Now, because of that expected value rule, of course, this thing is the same as that expectation. It's the average value of the random variable, which is the squared distance from the mean. With this probability, the random variable takes on this numerical value, and the squared distance from the mean ends up taking that particular numerical value.

OK. So why is the variance interesting? It tells us how far away from the mean we expect to be on the average. Well, actually we're not counting distances from the mean, it's distances squared. So it gives more emphasis to the kind of outliers in here. But it's a measure of how spread out the distribution is.

A big variance means that those bars go far to the left and to the right, typically. Where as a small variance would mean that all those bars are tightly concentrated around the mean value. It's the average squared deviation. Small variance means that we generally have small deviations. Large variances mean that we generally have large deviations.

Now as a practical matter, when you want to calculate the variance, there's a handy formula which I'm not proving but you will see it in recitation. It's just two lines of algebra. And it allows us to calculate it in a somewhat simpler way. We need to calculate the expected value of the random variable and the expected value of the squares of the random variable, and these two are going to give us the variance.
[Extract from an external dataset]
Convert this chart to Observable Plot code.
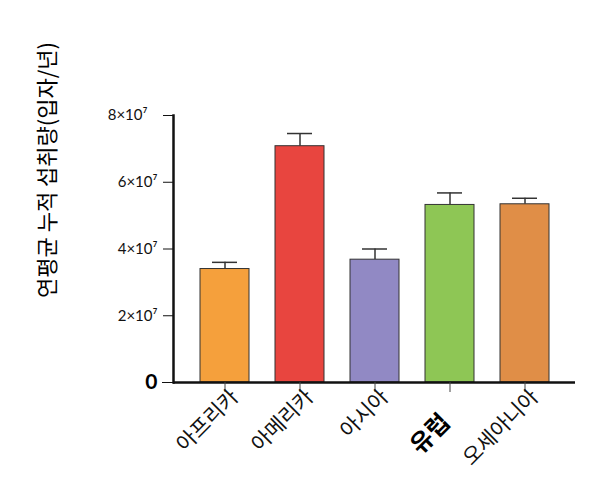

So to summarize what we did up here, the variance, by definition, is given by this formula. It's the expected value of the squared deviation. But we have the equivalent formula, which comes from application of the expected value rule, to the function g of X, equals to x minus the (expected value of X)-squared.

OK. So this is the definition. This comes from the expected value rule. What are some properties of the variance? Of course variances are always non-negative. Why is it always non-negative? Well, you look at the definition and your just adding up non-negative things. We're adding squared deviations. So when you add non-negative things, you get something non-negative.

The next question is, how do things scale if you take a linear function of a random variable? Let's think about the effects of beta. If I take a random variable and add the constant to it, how does this affect the amount of spread that we have? It doesn't affect-- whatever the spread of this thing is, if I add the constant beta, it just moves this diagram here, but the spread doesn't grow or get reduced.

The thing is that when I'm adding a constant to a random variable, all the x's that are going to appear are further to the right, but the expected value also moves to the right. And since we're only interested in distances from the mean, these distances do not get affected. x gets increased by something. The mean gets increased by that same something. The difference stays the same. So adding a constant to a random variable doesn't do anything to it's variance.

But if I multiply a random variable by a constant alpha, what is that going to do to its variance? Because we have a square here, when I multiply my random variable by a constant, this x gets multiplied by a constant, the mean gets multiplied by a constant, the square gets multiplied by the square of that constant. And because of that reason, we get this square of alpha showing up here. So that's how variances transform under linear transformations. You multiply your random variable by constant, the variance goes up by the square of that same constant. OK. That's it for today. See you on Wednesday.